Today could be the day.
I recently decided that it was morally deplorable to live in Paris for six months and not have a picture of the Eiffel Tower at sunset. At 3:30pm, I packed up my camera and tripod and headed for the Trocadero metro stop. Located on the other side of the Seine, this location features two imposing buildings that form the sites on top of an old rifle, perfectly framing the Eiffel Tower at the end of the barrel.
I was set up by 4:20pm. Unfortunately, the anticipated sunset colors never materialized, but despite that and freezing temperatures, it was still worth my time.
The Eiffel Tower is arguably the most iconic landmark in the world and, surprisingly, it was widely derided after it was built for the 1889 Exposition Universelle. The Eiffel Tower was to be dismantled in the early 20th century but a radio antenna installed by its designer Gustav Eiffel in 1909 proved too valuable to the French Army. Two and a half million rivets hold together the “iron asparagus.”
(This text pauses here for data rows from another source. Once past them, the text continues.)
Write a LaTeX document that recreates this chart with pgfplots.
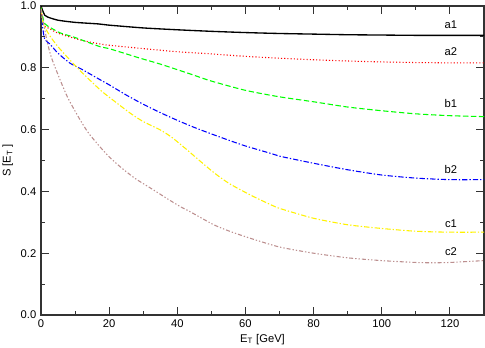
\documentclass[border=0pt]{standalone}
\usepackage{fontspec}
\setmainfont{Liberation Sans}
\usepackage{pgfplots}
\pgfplotsset{compat=1.18}
\definecolor{grbrown}{RGB}{188,143,143}
\begin{document}
\begin{tikzpicture}[font=\fontsize{8.4}{10}\selectfont]
  \begin{axis}[
      scale only axis,
      width=332.25pt, height=231.75pt,
      xmin=0, xmax=130, ymin=0, ymax=1,
      xtick={0,20,...,120}, ytick={0,0.2,0.4,0.6,0.8,1.0},
      minor x tick num=1, minor y tick num=1,
      tick align=inside, xtick pos=both, ytick pos=both,
      xticklabel pos=lower, yticklabel pos=left,
      major tick length=6pt, minor tick length=3pt,
      axis line style={black!80, line width=0.8pt},
      every tick/.style={black!80, line width=0.8pt},
      yticklabel style={/pgf/number format/.cd, fixed, fixed zerofill, precision=1},
      /pgf/number format/assume math mode=true,
      xlabel={E\textsubscript{T} [GeV]},
      ylabel={S [E\textsubscript{T} ]},
      xlabel style={yshift=2pt},
      ylabel style={yshift=-1pt},
      every axis plot/.append style={smooth, tension=0.4},
      clip=true,
    ]
    % a1
    \addplot[black, line width=1pt] coordinates {
      (0,1.0) (0.5,0.985) (1.1,0.97) (2,0.964) (5,0.954) (10,0.947)
      (16.8,0.942) (20,0.938) (30,0.929) (40,0.923) (50,0.918) (60,0.914)
      (70,0.911) (80,0.909) (90,0.907) (100,0.906) (110,0.905) (120,0.905) (130,0.905)};
    % a2
    \addplot[red, line width=0.8pt, dash pattern=on 0.8pt off 1.6pt] coordinates {
      (0,0.995) (0.5,0.95) (1.1,0.935) (2.6,0.926) (5,0.912) (11.5,0.890)
      (17.4,0.877) (20,0.873) (29.1,0.863) (40,0.852) (50,0.845) (60,0.837)
      (70,0.831) (80,0.826) (90,0.822) (100,0.819) (110,0.817) (120,0.816) (130,0.816)};
    % b1
    \addplot[green, line width=0.8pt, dash pattern=on 4pt off 2pt] coordinates {
      (0,0.995) (0.5,0.965) (1.1,0.943) (2,0.935) (5.6,0.913) (10,0.898)
      (17.4,0.868) (20,0.862) (29.1,0.831) (35,0.812) (43.8,0.780) (50,0.757)
      (60,0.727) (70,0.706) (80,0.690) (90,0.673) (100,0.661) (110,0.651)
      (120,0.645) (130,0.642)};
    % b2
    \addplot[blue, line width=0.8pt, dash pattern=on 4pt off 1.5pt on 1pt off 1.5pt] coordinates {
      (0,0.99) (0.5,0.93) (1.1,0.892) (2.6,0.877) (5,0.847) (8.5,0.815)
      (12,0.795) (17.4,0.761) (20,0.745) (25,0.712) (30,0.682) (35,0.655)
      (40,0.630) (45,0.607) (50,0.586) (55,0.566) (60,0.547) (67.4,0.523)
      (70,0.514) (80,0.491) (90,0.470) (100,0.453) (110,0.443) (120,0.438) (130,0.438)};
    % c1
    \addplot[yellow, line width=0.8pt, dash pattern=on 4pt off 1.5pt on 1pt off 1.5pt] coordinates {
      (0,0.99) (0.5,0.95) (1.7,0.920) (3,0.897) (5,0.868) (8.5,0.825)
      (12,0.785) (17.4,0.728) (20,0.705) (26.2,0.653) (30,0.626) (35,0.599)
      (38.5,0.574) (42.8,0.535) (46.8,0.497) (49.7,0.470)
      (52.5,0.446) (55.6,0.423) (61.5,0.388) (67.4,0.357) (70.3,0.344)
      (80,0.313) (90,0.292) (100,0.280) (110,0.271) (120,0.268) (130,0.268)};
    % c2
    \addplot[grbrown, line width=0.8pt, dash pattern=on 3pt off 1.5pt on 1pt off 1.5pt on 1pt off 1.5pt] coordinates {
      (0,0.99) (0.6,0.955) (1.7,0.89) (3,0.835) (5.6,0.761)
      (8,0.700) (11.5,0.631) (14,0.588) (17.4,0.543) (20,0.512) (23.2,0.480)
      (27.6,0.442) (32.1,0.411) (37.4,0.374) (41,0.350) (43.8,0.334)
      (50.7,0.292) (55.6,0.270) (61.5,0.248) (70,0.220) (80,0.200)
      (90,0.185) (100,0.176) (110,0.170) (115,0.169) (120,0.170) (130,0.176)};
    \node at (axis cs:120.3,0.939) {a1};
    \node at (axis cs:120.3,0.852) {a2};
    \node at (axis cs:120.3,0.685) {b1};
    \node at (axis cs:120.3,0.472) {b2};
    \node at (axis cs:120.3,0.294) {c1};
    \node at (axis cs:120.3,0.205) {c2};
  \end{axis}
  \pgfresetboundingbox
  \path (current axis.south west) ++(-30.75pt,-24.75pt) rectangle ++(363.75pt,261pt);
\end{tikzpicture}
\end{document}
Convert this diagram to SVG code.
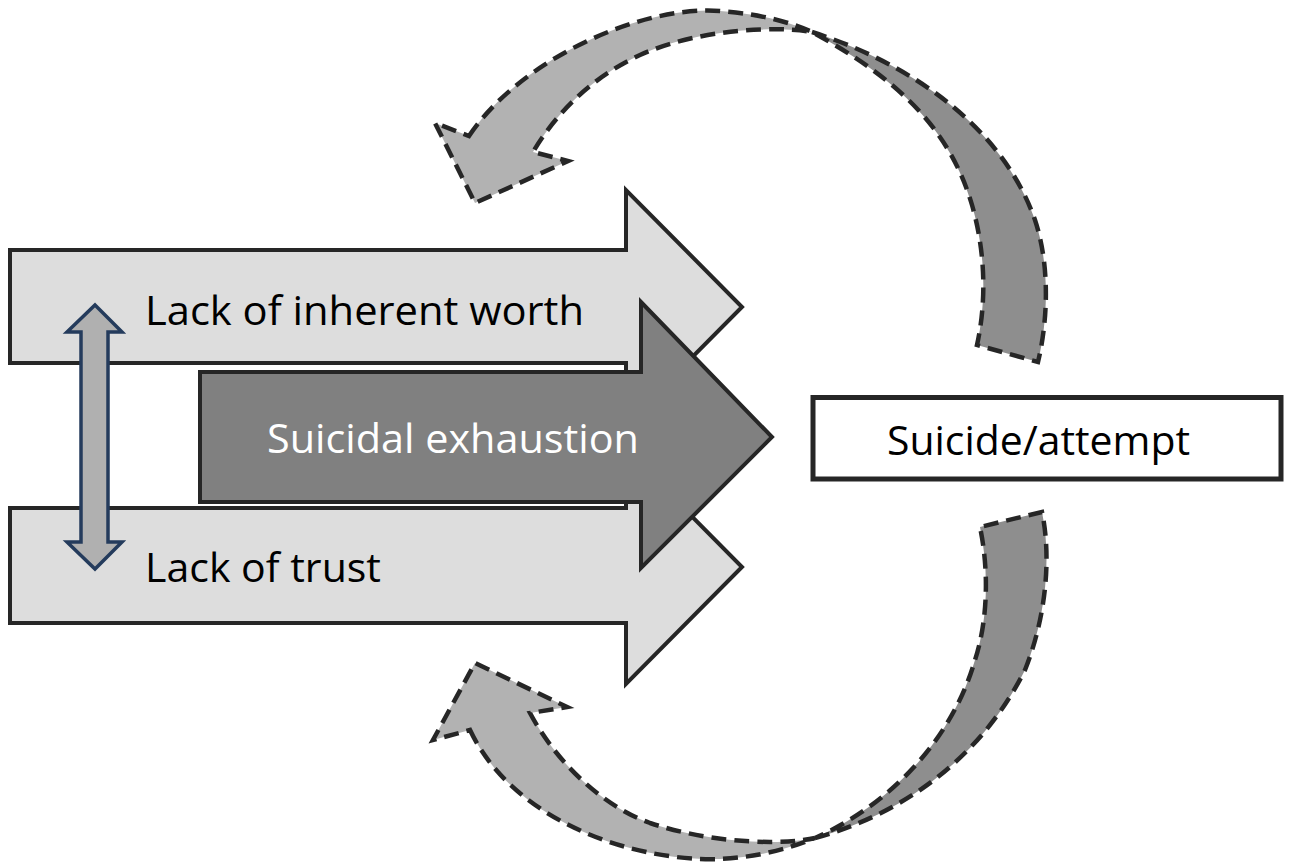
<svg xmlns="http://www.w3.org/2000/svg" width="1293" height="865" viewBox="0 0 1293 865">
<style>
.big{stroke:#262626;stroke-width:4;stroke-linejoin:miter}
.light{fill:#dddddd}
.mid{fill:#808080}
.cl{fill:#b2b2b2;stroke:#262626;stroke-width:4.5;stroke-dasharray:15 8;stroke-linejoin:miter}
.cd{fill:#8e8e8e;stroke:#262626;stroke-width:4.5;stroke-dasharray:15 8;stroke-linejoin:miter}
.t{font-family:"Open Sans","Liberation Sans",sans-serif;font-size:40px;fill:#000}
</style>
<rect width="1293" height="865" fill="#fff"/>
<g id="connectors">
<g id="loop-top">
<path class="cd" d="M812,32 C900,60 1000,120 1035,220 C1050,265 1048,320 1038,362 L977,345 C987,300 985,250 972,205 C950,130 900,80 812,32 Z"/>
<path class="cl" d="M469,136 C520,60 640,5 720,11 C760,14 790,22 812,32 C780,26 700,28 640,55 C590,78 555,115 533,152 L568,161 L475,203 L435,123 Z"/>
</g>
<g id="loop-bottom">
<path class="cd" d="M815,838 C900,815 980,760 1025,670 C1045,620 1052,560 1042,512 L980,527 C989,570 988,620 975,660 C955,730 900,800 815,838 Z"/>
<path class="cl" d="M470,730 C515,825 640,862 720,859 C760,857 790,848 815,838 C790,844 720,846 650,823 C600,805 555,760 530,713 L567,707 L475,663 L433,740 Z"/>
</g>
</g>
<g id="node-worth">
<path class="big light" d="M10,250 L626,250 L626,190 L742,307 L626,424 L626,363 L10,363 Z"/>
<text class="t" x="145" y="325" textLength="439" lengthAdjust="spacingAndGlyphs">Lack of inherent worth</text>
</g>
<g id="node-trust">
<path class="big light" d="M10,508 L626,508 L626,450 L742,567 L626,684 L626,623 L10,623 Z"/>
<text class="t" x="145" y="582" textLength="236" lengthAdjust="spacingAndGlyphs">Lack of trust</text>
</g>
<g id="node-exhaustion">
<path class="big mid" d="M200,372 L641,372 L641,302 L772,437 L641,568 L641,502 L200,502 Z"/>
<text class="t" x="267" y="453" textLength="372" lengthAdjust="spacingAndGlyphs" style="fill:#fff">Suicidal exhaustion</text>
</g>
<g id="double-arrow">
<path d="M95,305 L122,332 L108,332 L108,542 L122,542 L95,569 L67,542 L81,542 L81,332 L67,332 Z" fill="#b0b0b0" stroke="#243b5c" stroke-width="3.5" stroke-linejoin="miter"/>
</g>
<g id="node-suicide">
<rect x="813" y="397.5" width="468" height="81.5" fill="#fff" stroke="#262626" stroke-width="5"/>
<text class="t" x="887" y="455" textLength="303" lengthAdjust="spacingAndGlyphs">Suicide/attempt</text>
</g>
</svg>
Unfortunately, my battery died and I had forgotten my spare at home. Fortunately, I already had plans to meet Kristi at l’Opera. I walked from Trocadero to Opera, received my charged battery, and moved quickly to Place de la Concorde on the Seine. I was only able to snap a couple of photos of the Eiffel Tower during its hourly light show—consisting of hundreds of pulsating flashbulbs—before it returned to its normal nocturnal state.
Turning the camera directly across the Seine, I captured a photo of Assemblée Nationale with Pont de la Concorde to the left. I especially love how the tree shadow projects over the river.